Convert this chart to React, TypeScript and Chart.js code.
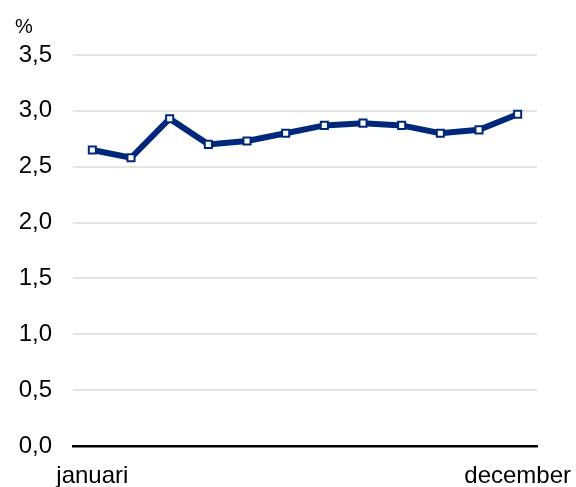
import React, { useEffect, useRef } from "react";
import { Chart, registerables } from "chart.js";

Chart.register(...registerables);

const months = [
  "januari", "februari", "maart", "april", "mei", "juni",
  "juli", "augustus", "september", "oktober", "november", "december",
];
const values = [2.65, 2.58, 2.93, 2.7, 2.73, 2.8, 2.87, 2.89, 2.87, 2.8, 2.83, 2.97];
const shownTickIndexes = [0, 11];
const yMin = 0;
const yMax = 3.5;
const yStep = 0.5;
const unitLabel = "%";

const FONT = "'Liberation Sans', Arial, sans-serif";
const NAVY = "#00287a";

export default function App() {
  const ref = useRef<HTMLCanvasElement | null>(null);

  useEffect(() => {
    if (!ref.current) return;
    const chart = new Chart(ref.current, {
      type: "line",
      data: {
        labels: months,
        datasets: [
          {
            data: values,
            borderColor: NAVY,
            borderWidth: 6,
            tension: 0,
            pointStyle: "rect",
            pointRadius: 5,
            pointBorderWidth: 2,
            pointBackgroundColor: "#ffffff",
            pointBorderColor: NAVY,
          },
        ],
      },
      options: {
        animation: false,
        responsive: false,
        maintainAspectRatio: false,
        layout: { padding: { left: 15, right: 39, top: 0, bottom: 0 } },
        plugins: {
          legend: { display: false },
          tooltip: { enabled: false },
          title: {
            display: true,
            text: unitLabel,
            align: "start",
            color: "#000",
            font: { family: FONT, size: 20, weight: "normal" },
            padding: { top: 15, bottom: 16 },
          },
        },
        scales: {
          x: {
            offset: true,
            grid: { display: false, drawTicks: false },
            border: { display: true, color: "#000", width: 2.5 },
            ticks: {
              autoSkip: false,
              maxRotation: 0,
              minRotation: 0,
              padding: 16,
              color: "#000",
              font: { family: FONT, size: 24 },
              callback: (_v: any, i: number) => (shownTickIndexes.includes(i) ? months[i] : ""),
            },
            afterFit: (s: any) => {
              s.height = 41;
              s.paddingLeft = 0;
              s.paddingRight = 0;
            },
          },
          y: {
            min: yMin,
            max: yMax,
            grid: { color: "#e4e4e4", lineWidth: 2, drawTicks: false },
            border: { display: false },
            ticks: {
              stepSize: yStep,
              padding: 21,
              color: "#000",
              font: { family: FONT, size: 24 },
              callback: (v: any) => Number(v).toFixed(1).replace(".", ","),
            },
            afterFit: (s: any) => {
              s.width = 58;
              s.paddingTop = 0;
              s.paddingBottom = 0;
            },
          },
        },
      },
    });
    return () => chart.destroy();
  }, []);

  return (
    <div style={{ position: "absolute", left: 0, top: 0, width: 576, height: 487, background: "#fff" }}>
      <canvas ref={ref} width={576} height={487} style={{ display: "block" }} />
    </div>
  );
}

## Your task
Write the material out again exactly as it appears, dropping the pictures.

## Worked answer
Convert this chart to React, TypeScript and Chart.js code.
import React, { useEffect, useRef } from "react";
import { Chart, registerables } from "chart.js";

Chart.register(...registerables);

const months = [
  "januari", "februari", "maart", "april", "mei", "juni",
  "juli", "augustus", "september", "oktober", "november", "december",
];
const values = [2.65, 2.58, 2.93, 2.7, 2.73, 2.8, 2.87, 2.89, 2.87, 2.8, 2.83, 2.97];
const shownTickIndexes = [0, 11];
const yMin = 0;
const yMax = 3.5;
const yStep = 0.5;
const unitLabel = "%";

const FONT = "'Liberation Sans', Arial, sans-serif";
const NAVY = "#00287a";

export default function App() {
  const ref = useRef<HTMLCanvasElement | null>(null);

  useEffect(() => {
    if (!ref.current) return;
    const chart = new Chart(ref.current, {
      type: "line",
      data: {
        labels: months,
        datasets: [
          {
            data: values,
            borderColor: NAVY,
            borderWidth: 6,
            tension: 0,
            pointStyle: "rect",
            pointRadius: 5,
            pointBorderWidth: 2,
            pointBackgroundColor: "#ffffff",
            pointBorderColor: NAVY,
          },
        ],
      },
      options: {
        animation: false,
        responsive: false,
        maintainAspectRatio: false,
        layout: { padding: { left: 15, right: 39, top: 0, bottom: 0 } },
        plugins: {
          legend: { display: false },
          tooltip: { enabled: false },
          title: {
            display: true,
            text: unitLabel,
            align: "start",
            color: "#000",
            font: { family: FONT, size: 20, weight: "normal" },
            padding: { top: 15, bottom: 16 },
          },
        },
        scales: {
          x: {
            offset: true,
            grid: { display: false, drawTicks: false },
            border: { display: true, color: "#000", width: 2.5 },
            ticks: {
              autoSkip: false,
              maxRotation: 0,
              minRotation: 0,
              padding: 16,
              color: "#000",
              font: { family: FONT, size: 24 },
              callback: (_v: any, i: number) => (shownTickIndexes.includes(i) ? months[i] : ""),
            },
            afterFit: (s: any) => {
              s.height = 41;
              s.paddingLeft = 0;
              s.paddingRight = 0;
            },
          },
          y: {
            min: yMin,
            max: yMax,
            grid: { color: "#e4e4e4", lineWidth: 2, drawTicks: false },
            border: { display: false },
            ticks: {
              stepSize: yStep,
              padding: 21,
              color: "#000",
              font: { family: FONT, size: 24 },
              callback: (v: any) => Number(v).toFixed(1).replace(".", ","),
            },
            afterFit: (s: any) => {
              s.width = 58;
              s.paddingTop = 0;
              s.paddingBottom = 0;
            },
          },
        },
      },
    });
    return () => chart.destroy();
  }, []);

  return (
    <div style={{ position: "absolute", left: 0, top: 0, width: 576, height: 487, background: "#fff" }}>
      <canvas ref={ref} width={576} height={487} style={{ display: "block" }} />
    </div>
  );
}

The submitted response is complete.